Short task:
Collect all lines below with the string "this".

>> START Stored records

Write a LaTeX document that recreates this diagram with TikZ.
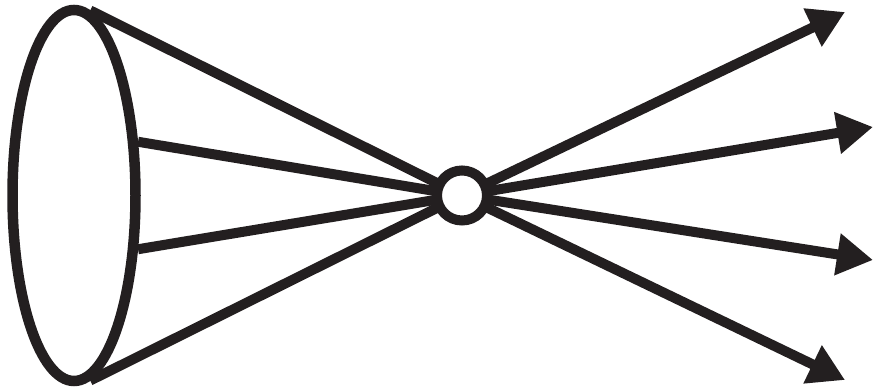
\documentclass[tikz,border=0pt]{standalone}
\usetikzlibrary{shapes.geometric,arrows.meta}
\definecolor{ink}{RGB}{35,31,32}
\begin{document}
\begin{tikzpicture}[x=1pt,y=1pt,
  stroke/.style={draw=ink,line width=10pt},
  ray/.style={stroke,-{Triangle[length=36pt,width=40pt]}}]
\useasboundingbox (0,0) rectangle (875,390);
\node[ellipse,draw=ink,line width=10.5pt,minimum width=123pt,minimum height=371pt,inner sep=0pt] (E) at (74,194.5) {};
\node[circle,minimum size=50pt,inner sep=0pt,outer sep=0pt] (C) at (462,194.5) {};
\coordinate (T1) at (845,378);
\coordinate (T2) at (873,263);
\coordinate (T3) at (873,130);
\coordinate (T4) at (845,10);
\draw[stroke] (E.85) -- (C.center);
\draw[stroke] (E.40) -- (C.center);
\draw[stroke] (E.-40) -- (C.center);
\draw[stroke] (E.-85) -- (C.center);
\draw[ray] (C.center) -- (T1);
\draw[ray] (C.center) -- (T2);
\draw[ray] (C.center) -- (T3);
\draw[ray] (C.center) -- (T4);
\node[circle,draw=ink,fill=white,line width=10pt,minimum size=50pt,inner sep=0pt] at (C.center) {};
\end{tikzpicture}
\end{document}
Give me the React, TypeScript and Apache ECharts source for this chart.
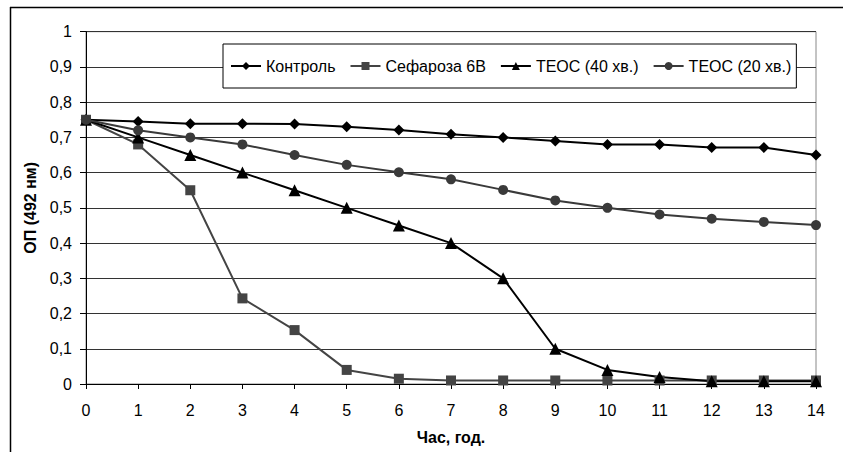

>> END Stored records

Answer:
Write a LaTeX document that recreates this diagram with TikZ.
Give me the React, TypeScript and Apache ECharts source for this chart.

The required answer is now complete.